Holliday smiled to himself and went down the steps. All those wars, all those battles and the only injury he’d ever sustained was a blind eye caused by a sharp stone thrown up from the wheel of his Humvee on a back road outside Kabul. The eye had cost him his combat posting and had eventually led him here. The fortunes of war.
He crossed Thayer Road and started down the footpath that cut across the Plain at an angle. A pair of cadets rushed by, pausing just long enough to throw Holliday a rigid salute as they passed. Cows, by the look of the stripes on their tunics—third-year cadets. Firstie year to get through and then they’d be off to their own far-flung outposts of democracy. A long time ago in a galaxy far, far away. Holliday shook his head. Did George Lucas ever wonder just how many West Point Luke Skywalkers he had inspired? A cool gust of wind spun across the parade ground like a shiver. It wasn’t even summer yet, but the breeze felt like fall. The leaves rattled in the trees that stood along the path for a few seconds, and then the strange feeling was gone. Goose just walked across his grave. One of his mother’s favorite spooky sayings from long, long ago.
Hollid
ay reached the far side of the Plain and the Thayer Statue, then crossed Jefferson Road and walked past Quarters 100, the superintendent’s white-brick house, with its twin cannon guarding the front walk. He continued on to Professors Row with its neat cluster of late-Victorian houses and finally reached his own quarters at the end of the block, a little two-bedroom Craftsman bungalow built in the 1920s and the smallest accommodations on the Row.

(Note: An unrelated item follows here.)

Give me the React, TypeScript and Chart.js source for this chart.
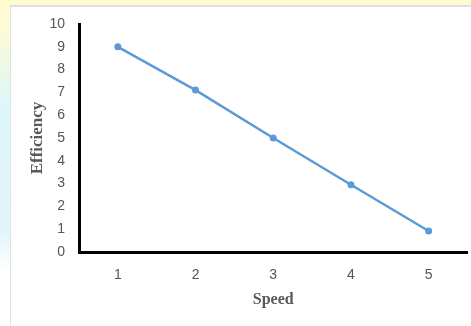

Stepping into the cozy house was like going back in time. Warm oak, stained glass, and built-in cabinets were everywhere. There was even an original slatted Morris chair and matching ottoman in the living room beside the tiled fireplace, as well as plain painted cabinets and a huge porcelain sink in the simple kitchen at the back. He’d turned the larger of the two bedrooms into a study, the walls lined with his books. The smaller bedroom held nothing but a bed, a chest of drawers, and a bedside table. There was a single photograph on the table: Amy on their wedding day, with flowers in her hair, standing on a beach in Hawaii. Amy when she was young, eyes bright and flashing, before the cancer that swept through her like the cold wind that had rushed across the Plain a few minutes ago. It took her in the springtime, killing her before summer’s end. It had been ten years ago now, but he still remembered her as she was in the fading picture on the bedside table, and mourned her and her vanished smile. Mourned their decision to put off having children for a little while longer, because a little while never came and there was nothing left of her in the world.

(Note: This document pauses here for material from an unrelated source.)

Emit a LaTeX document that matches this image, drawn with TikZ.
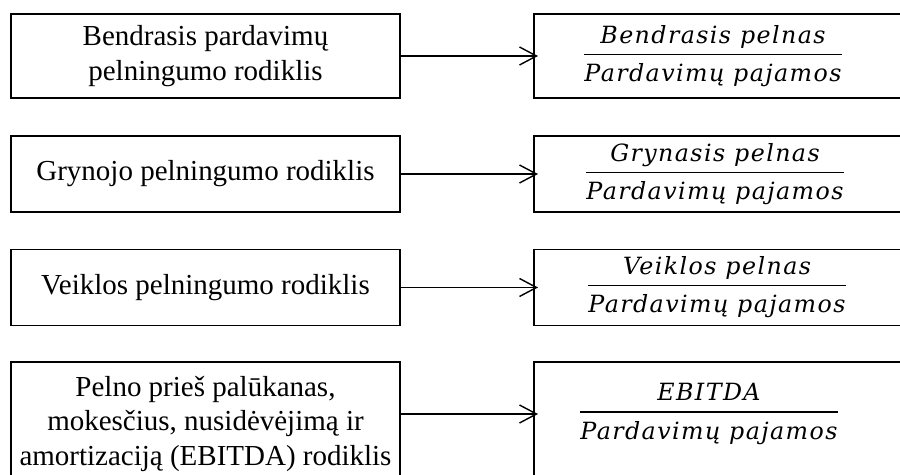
\documentclass[tikz,border=0pt]{standalone}
\usepackage{amsmath}
\usepackage{fontspec}
\setmainfont{Liberation Serif}
\newfontfamily\fracfont{DejaVu Serif}[LetterSpace=6]
\usetikzlibrary{arrows.meta}
\newcommand{\santykis}[2]{\fontsize{13.5}{16}\selectfont$\displaystyle\genfrac{}{}{1pt}{}{\hbox{\fracfont\itshape #1\rule[-3pt]{0pt}{0pt}}}{\hbox{\fracfont\itshape #2\rule{0pt}{12pt}}}$}
\begin{document}
\begin{tikzpicture}[x=0.02cm,y=-0.02cm]
        \useasboundingbox (0,0) rectangle (900,475);
        \clip (0,0) rectangle (900,475);
        \begin{scope}[every node/.style={draw,line width=0.9pt,minimum width=7.78cm,align=center,font=\fontsize{16.5}{19.8}\selectfont}]
        \node[minimum height=1.68cm] (l1) at (205.5,56) {Bendrasis pardavimų\\pelningumo rodiklis};
        \node[minimum height=1.52cm] (l2) at (205.5,174) {Grynojo pelningumo rodiklis};
        \node[minimum height=1.52cm] (l3) at (205.5,287.5) {Veiklos pelningumo rodiklis};
        \node[minimum height=2.48cm] (l4) at (205.5,424) {Pelno prieš palūkanas,\\mokesčius, nusidėvėjimą ir\\amortizaciją (EBITDA) rodiklis};
        \end{scope}
        \begin{scope}[every node/.style={draw,line width=0.9pt,minimum width=8.6cm,anchor=west}]
        \node[minimum height=1.68cm] (r1) at (533,56) {};
        \node[minimum height=1.52cm] (r2) at (533,174) {};
        \node[minimum height=1.52cm] (r3) at (533,287.5) {};
        \node[minimum height=2.8cm] (r4) at (533,432) {};
        \end{scope}
        \begin{scope}[every node/.style={inner sep=0pt}]
        \node (f1) at (713,56) {\santykis{Bendrasis pelnas}{Pardavimų pajamos}};
        \node (f2) at (715,174) {\santykis{Grynasis pelnas}{Pardavimų pajamos}};
        \node (f3) at (717,287) {\santykis{Veiklos pelnas}{Pardavimų pajamos}};
        \node (f4) at (709,414) {\santykis{EBITDA}{Pardavimų pajamos}};
        \end{scope}
        \begin{scope}[every edge/.style={draw=black,line width=0.8pt,shorten >=-1mm,-{Straight Barb[length=3.4mm,width=3.6mm]}}]
        \path (l1) edge (r1)
              (l2) edge (r2)
              (l3) edge (r3)
              (l4.east |- f4) edge (r4.west |- f4);
        \end{scope}
\end{tikzpicture}
\end{document}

Holliday went into the bedroom, stripped off his uniform and changed into jeans and an old USMA sweatshirt. He went to the built-in bar in the living room, poured himself a good belt of Grant’s Ale Cask, and headed into his study, bringing the drink along with him. He put a Ben Harper and the Blind Boys of Alabama CD into the stereo and sat down at his old, scarred partners desk. He booted up his PC, did a quick check of his e-mail, then opened up the file for his work in progress, a half-serious, relatively scholarly work he had tentatively titled The Well Dressed Knight, a history of arms and armor from the time of the Greeks and Romans to the present day.